WHAT IS EXPECTED: Once the pictures are set aside, transcribe the remaining data exactly.

:::

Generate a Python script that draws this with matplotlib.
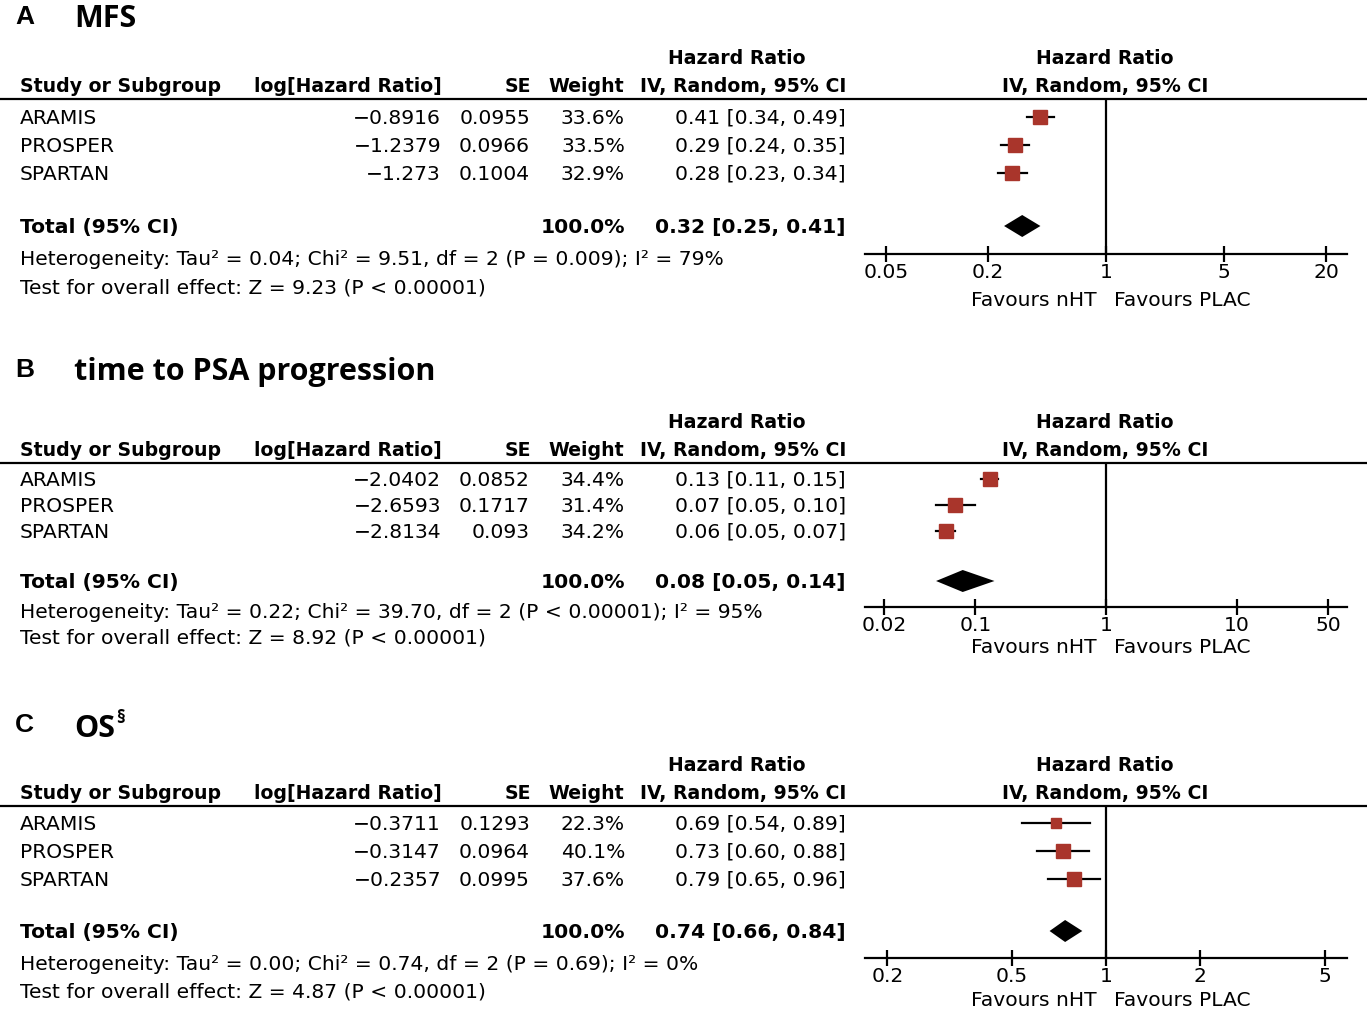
import numpy as np
import matplotlib
matplotlib.use("Agg")
import matplotlib.pyplot as plt
from matplotlib.lines import Line2D

W, H = 1367, 1010  # output size in pixels

# ---- data ----
studies = ["ARAMIS", "PROSPER", "SPARTAN"]

mfs_loghr = ["\u22120.8916", "\u22121.2379", "\u22121.273"]
mfs_se = ["0.0955", "0.0966", "0.1004"]
mfs_weight = [33.6, 33.5, 32.9]
mfs_hr = [0.41, 0.29, 0.28]
mfs_lo = [0.34, 0.24, 0.23]
mfs_hi = [0.49, 0.35, 0.34]
mfs_total = [0.32, 0.25, 0.41]
mfs_het = "Heterogeneity: Tau\u00b2 = 0.04; Chi\u00b2 = 9.51, df = 2 (P = 0.009); I\u00b2 = 79%"
mfs_test = "Test for overall effect: Z = 9.23 (P < 0.00001)"
mfs_ticks = [0.05, 0.2, 1, 5, 20]
mfs_ticklabels = ["0.05", "0.2", "1", "5", "20"]

psa_loghr = ["\u22122.0402", "\u22122.6593", "\u22122.8134"]
psa_se = ["0.0852", "0.1717", "0.093"]
psa_weight = [34.4, 31.4, 34.2]
psa_hr = [0.13, 0.07, 0.06]
psa_lo = [0.11, 0.05, 0.05]
psa_hi = [0.15, 0.10, 0.07]
psa_total = [0.08, 0.05, 0.14]
psa_het = "Heterogeneity: Tau\u00b2 = 0.22; Chi\u00b2 = 39.70, df = 2 (P < 0.00001); I\u00b2 = 95%"
psa_test = "Test for overall effect: Z = 8.92 (P < 0.00001)"
psa_ticks = [0.02, 0.1, 1, 10, 50]
psa_ticklabels = ["0.02", "0.1", "1", "10", "50"]

os_loghr = ["\u22120.3711", "\u22120.3147", "\u22120.2357"]
os_se = ["0.1293", "0.0964", "0.0995"]
os_weight = [22.3, 40.1, 37.6]
os_hr = [0.69, 0.73, 0.79]
os_lo = [0.54, 0.60, 0.65]
os_hi = [0.89, 0.88, 0.96]
os_total = [0.74, 0.66, 0.84]
os_het = "Heterogeneity: Tau\u00b2 = 0.00; Chi\u00b2 = 0.74, df = 2 (P = 0.69); I\u00b2 = 0%"
os_test = "Test for overall effect: Z = 4.87 (P < 0.00001)"
os_ticks = [0.2, 0.5, 1, 2, 5]
os_ticklabels = ["0.2", "0.5", "1", "2", "5"]

RED = "#A9352B"
FS = 14.6      # regular table text
FSB = 13.6     # bold header text
BODY = "DejaVu Sans"

fig = plt.figure(figsize=(W / 100, H / 100), dpi=100)


def txt(x, y, s, **kw):
    # place text using pixel coords (y from top, text baseline)
    kw.setdefault("fontsize", FS)
    kw.setdefault("family", BODY)
    kw.setdefault("va", "baseline")
    fig.text(x / W, 1 - y / H, s, **kw)


def hline(y, x0=0, x1=W, lw=1.6):
    fig.add_artist(Line2D([x0 / W, x1 / W], [1 - y / H, 1 - y / H],
                          color="black", lw=lw, transform=fig.transFigure))


def panel(lay, letter, title, loghr, se, weight, hr, lo, hi, total, het, test,
          ticks, ticklabels, xmax, sup=None):
    # titles
    txt(15, lay["letter"], letter, fontsize=19, family="Liberation Sans", weight="bold")
    txt(74, lay["title"], title, fontsize=22, family="Open Sans", weight="bold")
    if sup:
        txt(116, lay["title"] - 14, sup, fontsize=13, family="Open Sans", weight="bold")

    h1 = lay["line"] - 35
    h2 = lay["line"] - 7
    line_y = lay["line"]
    # header
    txt(737, h1, "Hazard Ratio", weight="bold", fontsize=FSB, ha="center")
    txt(1105, h1, "Hazard Ratio", weight="bold", fontsize=FSB, ha="center")
    txt(20, h2, "Study or Subgroup", weight="bold", fontsize=FSB)
    txt(442, h2, "log[Hazard Ratio]", weight="bold", fontsize=FSB, ha="right")
    txt(531, h2, "SE", weight="bold", fontsize=FSB, ha="right")
    txt(624, h2, "Weight", weight="bold", fontsize=FSB, ha="right")
    txt(846, h2, "IV, Random, 95% CI", weight="bold", fontsize=FSB, ha="right")
    txt(1105, h2, "IV, Random, 95% CI", weight="bold", fontsize=FSB, ha="center")
    hline(line_y)

    rows = lay["rows"]
    for i, r in enumerate(rows):
        txt(20, r, studies[i])
        txt(441, r, loghr[i], ha="right")
        txt(530, r, se[i], ha="right")
        txt(625, r, f"{weight[i]:.1f}%", ha="right")
        txt(846, r, f"{hr[i]:.2f} [{lo[i]:.2f}, {hi[i]:.2f}]", ha="right")

    tot_y = lay["total"]
    txt(20, tot_y, "Total (95% CI)", weight="bold")
    txt(625, tot_y, f"{sum(weight):.1f}%", weight="bold", ha="right")
    txt(846, tot_y, f"{total[0]:.2f} [{total[1]:.2f}, {total[2]:.2f}]",
        weight="bold", ha="right")
    txt(20, lay["het"], het)
    txt(20, lay["test"], test)

    # forest plot axes, y in pixel units
    axis_y = lay["axis"]
    ax = fig.add_axes([865 / W, 1 - axis_y / H, 482 / W, (axis_y - line_y) / H])
    ax.set_xscale("log")
    ax.set_xlim(1 / xmax, xmax)
    ax.set_ylim(axis_y, line_y)
    ax.patch.set_alpha(0)
    for s in ["top", "left", "right"]:
        ax.spines[s].set_visible(False)
    ax.spines["bottom"].set_linewidth(1.6)
    ax.set_yticks([])
    ax.set_xticks(ticks)
    ax.set_xticklabels(ticklabels, family=BODY, fontsize=FS)
    ax.minorticks_off()
    ax.tick_params(axis="x", direction="inout", length=11, width=1.6, pad=1)
    ax.axvline(1, color="black", lw=1.6)

    wmax = max(weight)
    for i, r in enumerate(rows):
        ax.plot([lo[i], hi[i]], [r - 7, r - 7], color="black", lw=1.6, zorder=2)
        ms = 10.5 * np.sqrt(weight[i] / wmax)
        ax.plot(hr[i], r - 7, marker="s", ms=ms, color=RED, mec=RED, zorder=3)
    dy = tot_y - 7
    ax.fill([total[1], total[0], total[2], total[0]],
            [dy, dy - 11, dy, dy + 11], color="black", lw=0, zorder=3)

    txt(1097, lay["fav"], "Favours nHT", ha="right")
    txt(1114, lay["fav"], "Favours PLAC", ha="left")


lay_a = dict(letter=24, title=27, line=99, rows=[124, 152, 180], total=233,
             het=265, test=293, axis=254, fav=306)
lay_b = dict(letter=377, title=380, line=463, rows=[486, 512, 538], total=588,
             het=618, test=644, axis=607, fav=653)
lay_c = dict(letter=732, title=737, line=806, rows=[830, 858, 886], total=938,
             het=970, test=998, axis=958, fav=1006)

panel(lay_a, "A", "MFS", mfs_loghr, mfs_se, mfs_weight, mfs_hr, mfs_lo, mfs_hi,
      mfs_total, mfs_het, mfs_test, mfs_ticks, mfs_ticklabels, 26.5)
panel(lay_b, "B", "time to PSA progression", psa_loghr, psa_se, psa_weight, psa_hr,
      psa_lo, psa_hi, psa_total, psa_het, psa_test, psa_ticks, psa_ticklabels, 70.0)
panel(lay_c, "C", "OS", os_loghr, os_se, os_weight, os_hr, os_lo, os_hi,
      os_total, os_het, os_test, os_ticks, os_ticklabels, 5.9, sup="\u00a7")

fig.savefig("out.png", dpi=100)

:::

OUTPUT OF THE EXERCISE:
Generate a Python script that draws this with matplotlib.
import numpy as np
import matplotlib
matplotlib.use("Agg")
import matplotlib.pyplot as plt
from matplotlib.lines import Line2D

W, H = 1367, 1010  # output size in pixels

# ---- data ----
studies = ["ARAMIS", "PROSPER", "SPARTAN"]

mfs_loghr = ["\u22120.8916", "\u22121.2379", "\u22121.273"]
mfs_se = ["0.0955", "0.0966", "0.1004"]
mfs_weight = [33.6, 33.5, 32.9]
mfs_hr = [0.41, 0.29, 0.28]
mfs_lo = [0.34, 0.24, 0.23]
mfs_hi = [0.49, 0.35, 0.34]
mfs_total = [0.32, 0.25, 0.41]
mfs_het = "Heterogeneity: Tau\u00b2 = 0.04; Chi\u00b2 = 9.51, df = 2 (P = 0.009); I\u00b2 = 79%"
mfs_test = "Test for overall effect: Z = 9.23 (P < 0.00001)"
mfs_ticks = [0.05, 0.2, 1, 5, 20]
mfs_ticklabels = ["0.05", "0.2", "1", "5", "20"]

psa_loghr = ["\u22122.0402", "\u22122.6593", "\u22122.8134"]
psa_se = ["0.0852", "0.1717", "0.093"]
psa_weight = [34.4, 31.4, 34.2]
psa_hr = [0.13, 0.07, 0.06]
psa_lo = [0.11, 0.05, 0.05]
psa_hi = [0.15, 0.10, 0.07]
psa_total = [0.08, 0.05, 0.14]
psa_het = "Heterogeneity: Tau\u00b2 = 0.22; Chi\u00b2 = 39.70, df = 2 (P < 0.00001); I\u00b2 = 95%"
psa_test = "Test for overall effect: Z = 8.92 (P < 0.00001)"
psa_ticks = [0.02, 0.1, 1, 10, 50]
psa_ticklabels = ["0.02", "0.1", "1", "10", "50"]

os_loghr = ["\u22120.3711", "\u22120.3147", "\u22120.2357"]
os_se = ["0.1293", "0.0964", "0.0995"]
os_weight = [22.3, 40.1, 37.6]
os_hr = [0.69, 0.73, 0.79]
os_lo = [0.54, 0.60, 0.65]
os_hi = [0.89, 0.88, 0.96]
os_total = [0.74, 0.66, 0.84]
os_het = "Heterogeneity: Tau\u00b2 = 0.00; Chi\u00b2 = 0.74, df = 2 (P = 0.69); I\u00b2 = 0%"
os_test = "Test for overall effect: Z = 4.87 (P < 0.00001)"
os_ticks = [0.2, 0.5, 1, 2, 5]
os_ticklabels = ["0.2", "0.5", "1", "2", "5"]

RED = "#A9352B"
FS = 14.6      # regular table text
FSB = 13.6     # bold header text
BODY = "DejaVu Sans"

fig = plt.figure(figsize=(W / 100, H / 100), dpi=100)


def txt(x, y, s, **kw):
    # place text using pixel coords (y from top, text baseline)
    kw.setdefault("fontsize", FS)
    kw.setdefault("family", BODY)
    kw.setdefault("va", "baseline")
    fig.text(x / W, 1 - y / H, s, **kw)


def hline(y, x0=0, x1=W, lw=1.6):
    fig.add_artist(Line2D([x0 / W, x1 / W], [1 - y / H, 1 - y / H],
                          color="black", lw=lw, transform=fig.transFigure))


def panel(lay, letter, title, loghr, se, weight, hr, lo, hi, total, het, test,
          ticks, ticklabels, xmax, sup=None):
    # titles
    txt(15, lay["letter"], letter, fontsize=19, family="Liberation Sans", weight="bold")
    txt(74, lay["title"], title, fontsize=22, family="Open Sans", weight="bold")
    if sup:
        txt(116, lay["title"] - 14, sup, fontsize=13, family="Open Sans", weight="bold")

    h1 = lay["line"] - 35
    h2 = lay["line"] - 7
    line_y = lay["line"]
    # header
    txt(737, h1, "Hazard Ratio", weight="bold", fontsize=FSB, ha="center")
    txt(1105, h1, "Hazard Ratio", weight="bold", fontsize=FSB, ha="center")
    txt(20, h2, "Study or Subgroup", weight="bold", fontsize=FSB)
    txt(442, h2, "log[Hazard Ratio]", weight="bold", fontsize=FSB, ha="right")
    txt(531, h2, "SE", weight="bold", fontsize=FSB, ha="right")
    txt(624, h2, "Weight", weight="bold", fontsize=FSB, ha="right")
    txt(846, h2, "IV, Random, 95% CI", weight="bold", fontsize=FSB, ha="right")
    txt(1105, h2, "IV, Random, 95% CI", weight="bold", fontsize=FSB, ha="center")
    hline(line_y)

    rows = lay["rows"]
    for i, r in enumerate(rows):
        txt(20, r, studies[i])
        txt(441, r, loghr[i], ha="right")
        txt(530, r, se[i], ha="right")
        txt(625, r, f"{weight[i]:.1f}%", ha="right")
        txt(846, r, f"{hr[i]:.2f} [{lo[i]:.2f}, {hi[i]:.2f}]", ha="right")

    tot_y = lay["total"]
    txt(20, tot_y, "Total (95% CI)", weight="bold")
    txt(625, tot_y, f"{sum(weight):.1f}%", weight="bold", ha="right")
    txt(846, tot_y, f"{total[0]:.2f} [{total[1]:.2f}, {total[2]:.2f}]",
        weight="bold", ha="right")
    txt(20, lay["het"], het)
    txt(20, lay["test"], test)

    # forest plot axes, y in pixel units
    axis_y = lay["axis"]
    ax = fig.add_axes([865 / W, 1 - axis_y / H, 482 / W, (axis_y - line_y) / H])
    ax.set_xscale("log")
    ax.set_xlim(1 / xmax, xmax)
    ax.set_ylim(axis_y, line_y)
    ax.patch.set_alpha(0)
    for s in ["top", "left", "right"]:
        ax.spines[s].set_visible(False)
    ax.spines["bottom"].set_linewidth(1.6)
    ax.set_yticks([])
    ax.set_xticks(ticks)
    ax.set_xticklabels(ticklabels, family=BODY, fontsize=FS)
    ax.minorticks_off()
    ax.tick_params(axis="x", direction="inout", length=11, width=1.6, pad=1)
    ax.axvline(1, color="black", lw=1.6)

    wmax = max(weight)
    for i, r in enumerate(rows):
        ax.plot([lo[i], hi[i]], [r - 7, r - 7], color="black", lw=1.6, zorder=2)
        ms = 10.5 * np.sqrt(weight[i] / wmax)
        ax.plot(hr[i], r - 7, marker="s", ms=ms, color=RED, mec=RED, zorder=3)
    dy = tot_y - 7
    ax.fill([total[1], total[0], total[2], total[0]],
            [dy, dy - 11, dy, dy + 11], color="black", lw=0, zorder=3)

    txt(1097, lay["fav"], "Favours nHT", ha="right")
    txt(1114, lay["fav"], "Favours PLAC", ha="left")


lay_a = dict(letter=24, title=27, line=99, rows=[124, 152, 180], total=233,
             het=265, test=293, axis=254, fav=306)
lay_b = dict(letter=377, title=380, line=463, rows=[486, 512, 538], total=588,
             het=618, test=644, axis=607, fav=653)
lay_c = dict(letter=732, title=737, line=806, rows=[830, 858, 886], total=938,
             het=970, test=998, axis=958, fav=1006)

panel(lay_a, "A", "MFS", mfs_loghr, mfs_se, mfs_weight, mfs_hr, mfs_lo, mfs_hi,
      mfs_total, mfs_het, mfs_test, mfs_ticks, mfs_ticklabels, 26.5)
panel(lay_b, "B", "time to PSA progression", psa_loghr, psa_se, psa_weight, psa_hr,
      psa_lo, psa_hi, psa_total, psa_het, psa_test, psa_ticks, psa_ticklabels, 70.0)
panel(lay_c, "C", "OS", os_loghr, os_se, os_weight, os_hr, os_lo, os_hi,
      os_total, os_het, os_test, os_ticks, os_ticklabels, 5.9, sup="\u00a7")

fig.savefig("out.png", dpi=100)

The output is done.